Doing is based in success.

Renting time can be lucrative, but in our connected era, there are ways to efficiently get things done without falling victim to a stacked routine of back-to-back everything.

Meetings led by talking heads, fracturing lunch affairs, and youth sports are all common versions of this trap. Each activity is cool, but when combined, days are booked and every night has something. A few hacks for each include less scheduled meetings throughout the week, but an eagerness to meet anytime. Instead of lunch, meet folks for a brew on either side of the day and consider more adventurous ways to share time. Audibles include parlaying a first meeting with an event, going for a walk and talk, or adding nature into the interaction. This breaks routine and conversations can be more provocative as a shared encounter adds depth to any relationship. Lastly, appreciate limitless play, but organized sports will not define a child’s future. In fact, it more commonly limits the experiences a family enjoys together.
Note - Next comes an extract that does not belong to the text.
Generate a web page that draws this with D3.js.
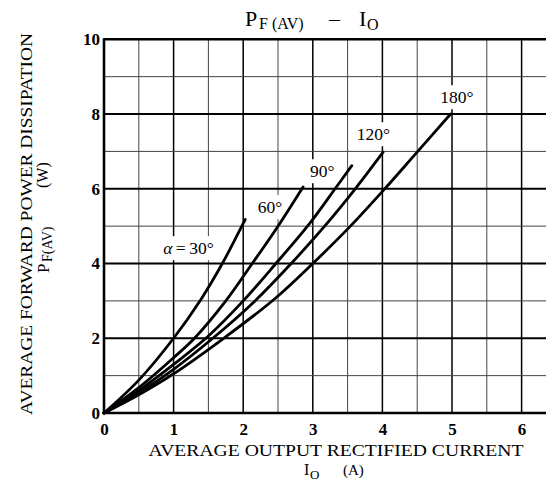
<!DOCTYPE html>
<html><head><meta charset="utf-8">
<script src="https://cdn.jsdelivr.net/npm/d3@7"></script>
<style>
html,body{margin:0;padding:0;background:#fff;overflow:hidden}
text{font-family:"Liberation Serif","Times New Roman",serif;fill:#000}
</style></head>
<body>
<svg id="chart" width="546" height="483"></svg>
<script>
// ---- data ----
const xTicks = [0,1,2,3,4,5,6];
const yTicks = [0,2,4,6,8,10];
const seriesNames = ["α=30°","60°","90°","120°","180°"];
const curve30  = [[0,0],[0.5,0.88],[1.0,2.0],[1.39,3.03],[1.7,4.0],[1.98,5.0],[2.03,5.18]];
const curve60  = [[0,0],[0.5,0.68],[1.0,1.48],[1.3,2.0],[1.75,3.0],[2.13,4.0],[2.5,5.0],[2.86,6.05]];
const curve90  = [[0,0],[0.5,0.6],[1.0,1.3],[1.5,2.06],[2.0,3.0],[2.47,4.0],[2.95,5.06],[3.32,6.0],[3.56,6.62]];
const curve120 = [[0,0],[0.5,0.54],[1.0,1.17],[1.55,1.98],[2.17,3.0],[2.68,3.98],[3.17,5.0],[3.61,6.0],[4.01,6.98]];
const curve180 = [[0,0],[0.5,0.49],[1.0,1.05],[1.72,2.0],[2.45,3.05],[3.0,4.0],[3.53,4.98],[4.01,5.95],[4.47,6.92],[4.98,8.0]];
const curves = [curve30,curve60,curve90,curve120,curve180];
// label anchors (data units)
const labelAnchors = [[0.85,4.25],[2.21,5.35],[2.96,6.31],[3.63,7.3],[4.83,8.29]];

// ---- chart ----
const svg = d3.select("#chart");
const x = d3.scaleLinear().domain([0,6.5]).range([104,556.4]);
const y = d3.scaleLinear().domain([0,10]).range([413,39.3]);

const g = svg.append("g");
const vGrid = d3.range(1,14).map(i=>i*0.5);
g.selectAll("line.v").data(vGrid).enter().append("line")
  .attr("x1",d=>x(d)).attr("x2",d=>x(d)).attr("y1",y(0)).attr("y2",y(10))
  .attr("stroke",d=>Number.isInteger(d)?"#000":"#444")
  .attr("stroke-width",d=>Number.isInteger(d)?1.5:1);
const hGrid = d3.range(1,10);
g.selectAll("line.h").data(hGrid).enter().append("line")
  .attr("x1",x(0)).attr("x2",x(6.5)).attr("y1",d=>y(d)).attr("y2",d=>y(d))
  .attr("stroke",d=>d%2===0?"#000":"#444")
  .attr("stroke-width",d=>d%2===0?2:1);

// frame
g.append("line").attr("x1",x(0)).attr("x2",x(0)).attr("y1",y(0)+1).attr("y2",y(10)-1).attr("stroke","#000").attr("stroke-width",2.6);
g.append("line").attr("x1",x(0)).attr("x2",x(6.5)).attr("y1",y(0)).attr("y2",y(0)).attr("stroke","#000").attr("stroke-width",2.6);
g.append("line").attr("x1",x(0)).attr("x2",x(6.5)).attr("y1",y(10)).attr("y2",y(10)).attr("stroke","#000").attr("stroke-width",2.4);

// label backgrounds + labels
const labG = svg.append("g");
seriesNames.forEach((name,i)=>{
  const t = labG.append("text")
    .attr("x",x(labelAnchors[i][0])).attr("y",y(labelAnchors[i][1]))
    .attr("font-size",17.5);
  if(i===0){
    t.append("tspan").attr("font-style","italic").text("α");
    t.append("tspan").text("\u2009=\u200930°");
  } else t.text(name);
  const bb = t.node().getBBox();
  labG.insert("rect","text").attr("x",bb.x-3).attr("y",bb.y-2).attr("width",bb.width+6).attr("height",bb.height+4).attr("fill","#fff");
});

// curves
const line = d3.line().x(d=>x(d[0])).y(d=>y(d[1])).curve(d3.curveCatmullRom.alpha(0.5));
svg.append("g").selectAll("path").data(curves).enter().append("path")
  .attr("d",line).attr("fill","none").attr("stroke","#000").attr("stroke-width",2.8)
  .attr("stroke-linecap","round");

// axes
const ax = svg.append("g").attr("transform",`translate(0,${y(0)})`)
  .call(d3.axisBottom(x).tickValues(xTicks).tickSize(0).tickPadding(10).tickFormat(d3.format("d")));
ax.select(".domain").remove();
ax.selectAll("text").attr("font-size",17).attr("font-weight","bold").style("font-family","Liberation Serif, serif");
const ay = svg.append("g").attr("transform",`translate(${x(0)},0)`)
  .call(d3.axisLeft(y).tickValues(yTicks).tickSize(0).tickPadding(4).tickFormat(d3.format("d")));
ay.select(".domain").remove();
ay.selectAll("text").attr("font-size",17).attr("font-weight","bold").style("font-family","Liberation Serif, serif");

// title
svg.append("text").attr("x",245).attr("y",26).attr("font-size",22).text("P");
svg.append("text").attr("x",259).attr("y",29).attr("font-size",16).text("F (AV)");
svg.append("text").attr("x",329).attr("y",26).attr("font-size",22).text("–");
svg.append("text").attr("x",359).attr("y",26).attr("font-size",22).text("I");
svg.append("text").attr("x",367).attr("y",30).attr("font-size",16).text("O");

// x title
svg.append("text").attr("x",336).attr("y",456).attr("text-anchor","middle")
  .attr("font-size",16.5).attr("textLength",375).attr("lengthAdjust","spacingAndGlyphs")
  .text("AVERAGE OUTPUT RECTIFIED CURRENT");
svg.append("text").attr("x",304).attr("y",475).attr("font-size",16).text("I");
svg.append("text").attr("x",310).attr("y",479).attr("font-size",13).text("O");
svg.append("text").attr("x",343).attr("y",475).attr("font-size",15).text("(A)");

// y title
svg.append("text").attr("transform","translate(32,224) rotate(-90)").attr("text-anchor","middle")
  .attr("font-size",17).attr("textLength",382).attr("lengthAdjust","spacingAndGlyphs")
  .text("AVERAGE FORWARD POWER DISSIPATION");
svg.append("text").attr("transform","translate(49,273) rotate(-90)").attr("font-size",17).text("P");
svg.append("text").attr("transform","translate(52,262) rotate(-90)").attr("font-size",14).text("F(AV)");
svg.append("text").attr("transform","translate(48,188) rotate(-90)").attr("font-size",16).text("(W)");
</script>
</body></html>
The entire game resets at puberty and even at high levels, the idea that sports provide a lasting future is one of society’s biggest fallacies. Organized sports deliver camaraderie, fitness, teamwork, loyalty, problem solving, business opportunities, and a competitive rush, but camps provide these benefits with less time and cost required.

Comfort without a plan leaves space for the unexpected. Things will not always come together, but if the calendar is a tool to keep promises while staying quietly organized, complacency gets replaced with unplanned marvel. If you feel oversubscribed, try flying without a plan. May the voids filled with no agenda unravel a freedom to be your best.